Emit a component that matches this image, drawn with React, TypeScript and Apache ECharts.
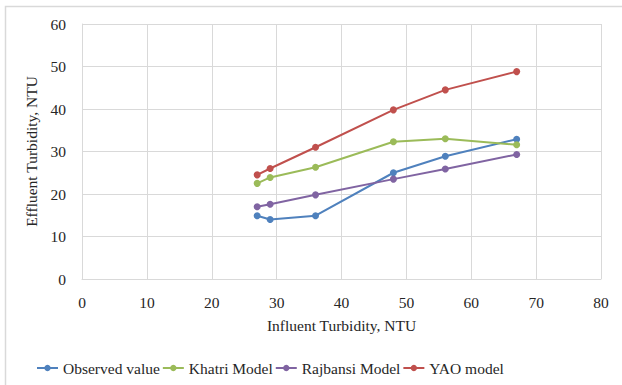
import React, { useEffect, useRef } from "react";
import * as echarts from "echarts";

const influent = [27, 29, 36, 48, 56, 67];
const observed = [14.9, 14.0, 14.9, 25.0, 28.9, 32.9];
const khatri = [22.5, 23.9, 26.3, 32.3, 33.0, 31.6];
const rajbansi = [17.0, 17.6, 19.8, 23.5, 25.9, 29.3];
const yao = [24.5, 26.0, 31.0, 39.8, 44.5, 48.8];

const seriesNames = ["Observed value", "Khatri Model", "Rajbansi Model", "YAO model"];
const seriesColors = ["#4F81BD", "#9BBB59", "#8064A2", "#C0504D"];
const seriesData = [observed, khatri, rajbansi, yao];

const FONT = "Liberation Serif";
const TXT = "#262626";
const FS = 15.5;

export default function App() {
  const ref = useRef<HTMLDivElement>(null);
  useEffect(() => {
    if (!ref.current) return;
    const chart = echarts.init(ref.current, undefined, { renderer: "svg" });
    chart.setOption({
      animation: false,
      backgroundColor: "#ffffff",
      textStyle: { fontFamily: FONT },
      graphic: [
        {
          type: "rect",
          shape: { x: 5.5, y: 6.5, width: 700, height: 500 },
          style: { fill: "none", stroke: "#D9D9D9", lineWidth: 1.5 },
          silent: true,
          z: -1,
        },
      ],
      grid: { left: 82, right: 21, top: 24, bottom: 106, containLabel: false },
      legend: {
        bottom: 4,
        left: 31,
        itemWidth: 21,
        itemHeight: 8,
        itemGap: 2,
        textStyle: { fontFamily: FONT, fontSize: FS, color: TXT },
        data: seriesNames,
      },
      xAxis: {
        type: "value",
        min: 0,
        max: 80,
        interval: 10,
        name: "Influent Turbidity, NTU",
        nameLocation: "middle",
        nameGap: 38,
        nameTextStyle: { fontFamily: FONT, fontSize: FS, color: TXT },
        axisLine: { show: true, lineStyle: { color: "#D9D9D9" } },
        axisTick: { show: false },
        axisLabel: { fontFamily: FONT, fontSize: FS, color: TXT, margin: 15 },
        splitLine: { show: true, lineStyle: { color: "#D9D9D9" } },
      },
      yAxis: {
        type: "value",
        min: 0,
        max: 60,
        interval: 10,
        name: "Effluent Turbidity, NTU",
        nameLocation: "middle",
        nameGap: 36,
        nameTextStyle: { fontFamily: FONT, fontSize: FS, color: TXT },
        axisLine: { show: true, lineStyle: { color: "#D9D9D9" } },
        axisTick: { show: false },
        axisLabel: { fontFamily: FONT, fontSize: FS, color: TXT, margin: 16 },
        splitLine: { show: true, lineStyle: { color: "#D9D9D9" } },
      },
      series: seriesNames.map((name, i) => ({
        name,
        type: "line",
        data: influent.map((x, j) => [x, seriesData[i][j]]),
        symbol: "circle",
        symbolSize: 7,
        lineStyle: { width: 2, color: seriesColors[i] },
        itemStyle: { color: seriesColors[i] },
      })),
    });
    return () => chart.dispose();
  }, []);
  return (
    <div
      ref={ref}
      style={{ position: "absolute", left: 0, top: 0, width: 622, height: 385 }}
    />
  );
}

Set problem = Locate each line containing the string "React" and show it.

Exercise answer =
Emit a component that matches this image, drawn with React, TypeScript and Apache ECharts.
import React, { useEffect, useRef } from "react";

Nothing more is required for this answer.